Artinya: “Istri Tsabit bin Qais datang kepada Nabi SAW dan berkata: ‘Wahai Rasulullah, aku tidak mencela Tsabit dalam akhlak dan agamanya, tetapi aku khawatir kufur dalam Islam.’ Rasulullah bersabda: ‘Apakah engkau mau mengembalikan kebun (mahar) yang ia berikan?’ Ia menjawab: ‘Ya.’ Maka Rasulullah bersabda: ‘Terimalah kebun itu dan ceraikanlah ia dengan satu talak.’” (HR. al-Bukhari)

Hadis ini menunjukkan bahwa ketidakharmonisan batin, meski tanpa cacat moral atau agama pada suami, dapat menjadi alasan sah bagi istri untuk mengajukan cerai, selama prosedurnya sesuai syariat.

Bentuk Gugatan Cerai Istri dalam Fikih Islam

Dalam kajian fikih, gugatan cerai oleh istri dikenal dalam dua bentuk utama, yaitu khulu’ dan fasakh.

Khulu’: Perceraian dengan Tebusan

Khulu’ adalah perceraian atas permintaan istri dengan memberikan tebusan kepada suami. Tebusan ini biasanya berupa pengembalian mahar, meski jumlah dan bentuknya bisa disepakati bersama. Dalam praktik klasik, persetujuan suami menjadi bagian dari proses khulu’.

Namun dalam konteks peradilan Islam modern, termasuk di pengadilan agama, hakim dapat memfasilitasi bahkan memutuskan khulu’ apabila terbukti ada kemudaratan yang berkelanjutan dalam rumah tangga.

Fasakh: Pembatalan Nikah oleh Hakim

Berbeda dengan khulu’, fasakh merupakan pembatalan pernikahan yang diputuskan oleh hakim tanpa bergantung pada persetujuan suami.
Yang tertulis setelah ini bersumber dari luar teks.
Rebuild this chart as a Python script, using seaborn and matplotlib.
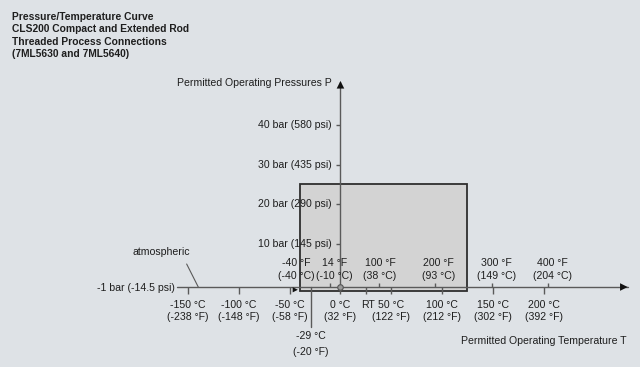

Fasakh biasanya dilakukan ketika ditemukan pelanggaran serius atau kondisi yang merusak tujuan pernikahan.

Alasan fasakh antara lain:

  • Suami tidak memberikan nafkah lahir dan batin

  • Terjadi kekerasan dalam rumah tangga

  • Suami menghilang dalam waktu lama

  • Menderita penyakit berat yang menghalangi hubungan suami istri

  • Melakukan perbuatan yang merusak akidah atau moral keluarga

Para ulama dari mazhab Hanafi, Maliki, Syafi’i, dan Hanbali sepakat bahwa hakim memiliki wewenang untuk memutus fasakh demi menghilangkan kemudaratan, berlandaskan kaidah fikih:

الضَّرَرُ يُزَالُ
“Kemudaratan harus dihilangkan.”

Hukum Istri Gugat Cerai Suami dalam Islam

Status hukum gugatan cerai oleh istri dalam Islam tidak bersifat tunggal, melainkan bergantung pada sebab yang melatarbelakanginya.

Jika gugatan diajukan karena adanya mudarat nyata dan berkelanjutan—seperti kekerasan, penelantaran, atau pelanggaran agama—maka hukumnya boleh, bahkan dalam kondisi tertentu bisa menjadi wajib demi menjaga keselamatan jiwa, kehormatan, dan agama.

Sebaliknya, jika gugatan cerai dilakukan tanpa alasan syar’i yang jelas, hanya karena emosi sesaat atau keinginan duniawi, maka perbuatan tersebut dipandang tercela. Hal ini sebagaimana peringatan Nabi SAW:

Artinya: “Perempuan mana saja yang meminta cerai kepada suaminya tanpa alasan yang dibenarkan, maka haram baginya mencium bau surga.” (HR. Abu Dawud dan at-Tirmidzi)

Hadis ini menegaskan bahwa gugatan cerai tidak boleh dijadikan alat pelampiasan hawa nafsu, melainkan benar-benar ditempuh sebagai jalan terakhir.

Kesimpulan: Hak Istri, Keadilan Syariat

Dari seluruh uraian di atas, jelas bahwa Islam memberikan hak kepada istri untuk menggugat cerai suami melalui mekanisme yang sah dan terukur. Syariat tidak menutup mata terhadap penderitaan dalam rumah tangga, sekaligus tidak membuka pintu perceraian tanpa alasan yang dibenarkan.

Dalam perspektif Islam, gugatan cerai istri bukan bentuk pembangkangan terhadap institusi pernikahan. Sebaliknya, ia adalah solusi darurat yang dibenarkan ketika rumah tangga gagal menjaga nilai agama, kemanusiaan, dan keadilan.